[Task to carry out]: Copy out each line that mentions the word "chart".
::::::::::
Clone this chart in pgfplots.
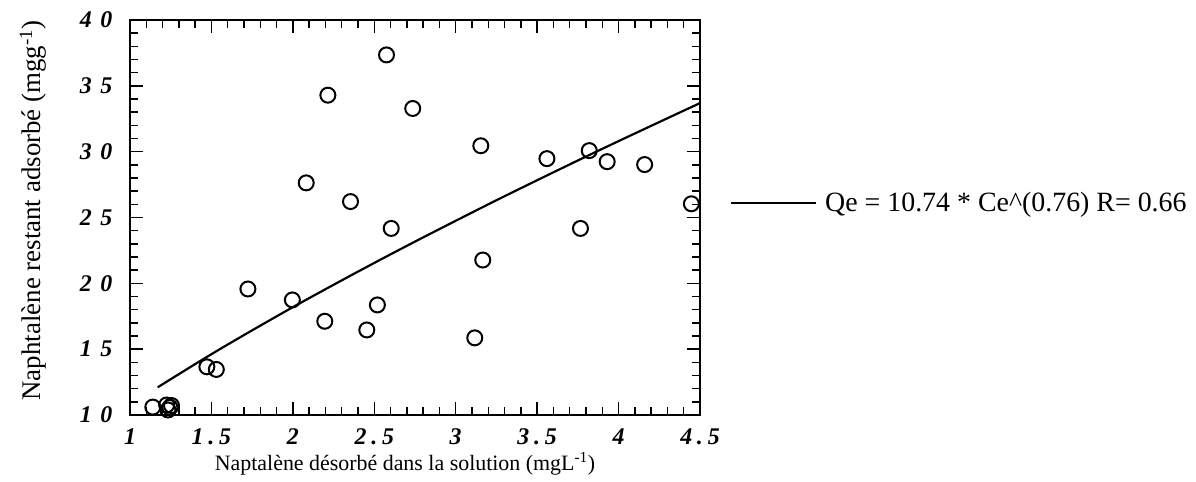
\documentclass[border=0pt]{standalone}
\usepackage{fontspec}
\setmainfont{Liberation Serif}
\usepackage{pgfplots}
\pgfplotsset{compat=1.18}
\newcommand{\tsp}{\hspace{0.2em}}
\newcommand{\ysp}{\hspace{0.36em}}
\begin{document}
\begin{tikzpicture}
\useasboundingbox (-130bp,-67bp) rectangle (1066bp,415bp);
\begin{axis}[
  at={(0bp,0bp)}, anchor=south west,
  scale only axis,
  width=570bp, height=395bp,
  xmin=1, xmax=4.5, ymin=10, ymax=40,
  xtick={1,1.5,2,2.5,3,3.5,4,4.5},
  xticklabels={1,1\tsp.\tsp5,2,2\tsp.\tsp5,3,3\tsp.\tsp5,4,4\tsp.\tsp5},
  ytick={10,15,20,25,30,35,40},
  yticklabels={1\ysp0,1\ysp5,2\ysp0,2\ysp5,3\ysp0,3\ysp5,4\ysp0},
  minor xtick={1.1,1.2,...,4.45},
  minor ytick={11,12,...,39},
  tick align=inside,
  major tick length=13bp,
  minor tick length=8bp,
  tick style={black, line width=1.4pt},
  axis line style={line width=1.8pt},
  tick label style={font=\fontsize{24}{24}\selectfont\bfseries\itshape},
  xticklabel style={anchor=north, yshift=-10bp},
  yticklabel style={anchor=east, xshift=-14bp},
  xlabel={Naptalène désorbé dans la solution (mgL\textsuperscript{-1})},
  ylabel={Naphtalène restant adsorbé (mgg\textsuperscript{-1})},
  xlabel style={font=\fontsize{22}{22}\selectfont, at={([xshift=-10bp,yshift=-55bp]axis description cs:0.5,0)}, anchor=base},
  ylabel style={font=\fontsize{27}{27}\selectfont, at={([xshift=-89bp,yshift=7bp]axis description cs:0,0.5)}, anchor=base},
  legend style={at={([xshift=30bp]axis description cs:1,0.537)}, anchor=west, draw=none, fill=none,
    font=\fontsize{28}{28}\selectfont, inner sep=0pt, outer sep=0pt},
  legend image code/.code={\draw[#1] (0bp,0bp) -- (85bp,0bp);},
  legend cell align=left,
]
\addplot[only marks, mark=o, mark size=7.5bp, mark options={line width=2pt, black}, forget plot] coordinates {
(2.575,37.35) (2.215,34.29) (2.736,33.28) (3.154,30.45) (3.56,29.47)
(3.82,30.08) (3.93,29.24) (4.16,29.02) (2.082,27.63) (2.354,26.21)
(4.447,26.04) (2.604,24.17) (3.766,24.17) (3.166,21.77) (1.724,19.57)
(1.997,18.74) (2.519,18.36) (2.196,17.12) (2.454,16.46) (3.117,15.86)
(1.472,13.66) (1.53,13.46) (1.14,10.6) (1.225,10.76) (1.245,10.58)
(1.233,10.38) (1.255,10.72)
};
\addplot[black, line width=2.2pt, smooth] coordinates {
(1.17,12.10) (1.25,12.72) (1.5,14.62) (1.75,16.43) (2,18.19) (2.25,19.89)
(2.5,21.55) (2.75,23.17) (3,24.75) (3.25,26.31) (3.5,27.83) (3.75,29.33)
(4,30.80) (4.25,32.25) (4.5,33.69)
};
\addlegendentry{\hspace{6bp}Qe = 10.74 * Ce\^{}(0.76) R= 0.66}
\end{axis}
\end{tikzpicture}
\end{document}
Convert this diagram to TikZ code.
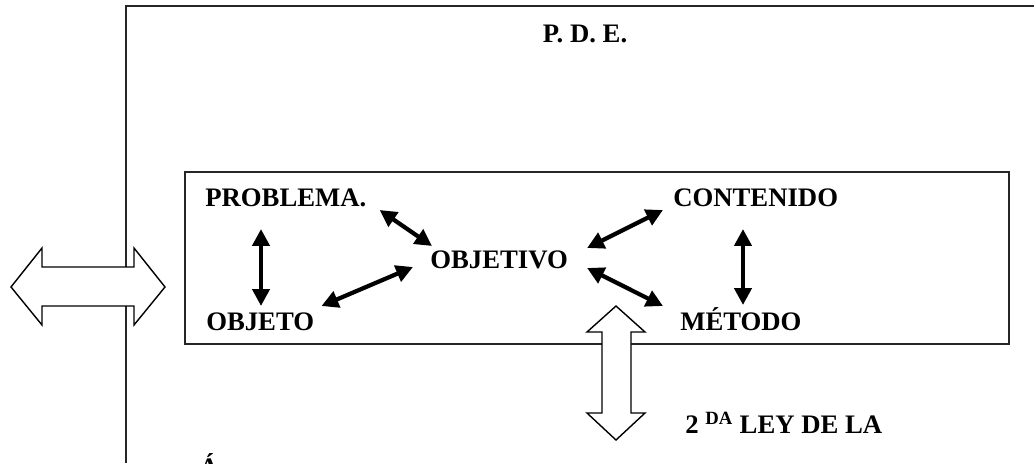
\documentclass[tikz,border=0pt]{standalone}
\usepackage{fontspec}
\setmainfont{Liberation Serif}
\usetikzlibrary{arrows.meta,calc}
\tikzstyle{lbl}=[inner sep=0pt, font=\fontsize{19pt}{22pt}\selectfont\bfseries]
\tikzstyle{link}=[{Triangle[length=12pt,width=12pt]}-{Triangle[length=12pt,width=12pt]}, line width=3pt]
\tikzstyle{frame}=[line width=1.3pt, draw=black!85]
\tikzstyle{block}=[line width=1pt, draw=black, fill=white, line join=miter]

\begin{document}
\begin{tikzpicture}[x=0.025cm, y=-0.025cm]
				\useasboundingbox (0,0) rectangle (1034,463);

				%The outer frame
				\draw[frame] (126,463) -- (126,6) -- (1040,6);
				\node[lbl, anchor=base] (pde) at (585,42) {P. D. E.};

				%The inner box
				\draw[frame] (185,172) rectangle (1009,344);

				%The labels
				\node[lbl, anchor=base west] (problema) at (205,206) {PROBLEMA.};
				\node[lbl, anchor=base west] (contenido) at (673,206) {CONTENIDO};
				\node[lbl, anchor=base west] (objetivo) at (430,268) {OBJETIVO};
				\node[lbl, anchor=base west] (objeto) at (206,330) {OBJETO};
				\node[lbl, anchor=base west] (metodo) at (680,330) {MÉTODO};
				\node[lbl, anchor=base west] (ley) at (685,433) {2 \textsuperscript{DA} LEY DE LA};
				\node[lbl, anchor=base] (cut) at (209,476) {Á};

				%The links
				\draw[link] ($(problema.base west)+(56,23)$) -- ($(objeto.base west)+(55,-24)$);
				\draw[link] ($(problema.base east)+(13,4)$) -- ($(objetivo.base west)+(2,-22)$);
				\draw[link] ($(objeto.base east)+(7,-24)$) -- ($(objetivo.base west)+(-17,-1)$);
				\draw[link] ($(objetivo.base east)+(19,-20)$) -- ($(contenido.base west)+(-10,4)$);
				\draw[link] ($(objetivo.base east)+(19,0)$) -- ($(metodo.base west)+(-17,-24)$);
				\draw[link] ($(contenido.base west)+(70,23)$) -- ($(metodo.base west)+(63,-25)$);

				%The block arrows
				\draw[block] (11,287) -- (42,248) -- (42,267) -- (134,267) -- (134,248) -- (165,287)
					-- (134,325) -- (134,306) -- (42,306) -- (42,325) -- cycle;
				\draw[block] (616,306) -- (645,332) -- (631,332) -- (631,413) -- (645,413) -- (616,440)
					-- (587,413) -- (602,413) -- (602,332) -- (587,332) -- cycle;
			\end{tikzpicture}
\end{document}
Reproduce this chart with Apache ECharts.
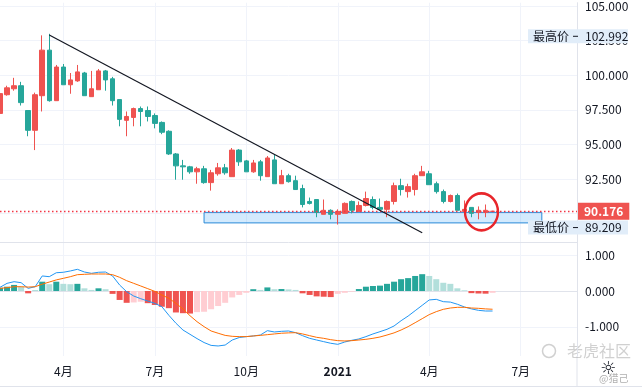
::::::::::
[Output of the task]:
Clone this chart in pgfplots.
Reproduce this chart with Apache ECharts.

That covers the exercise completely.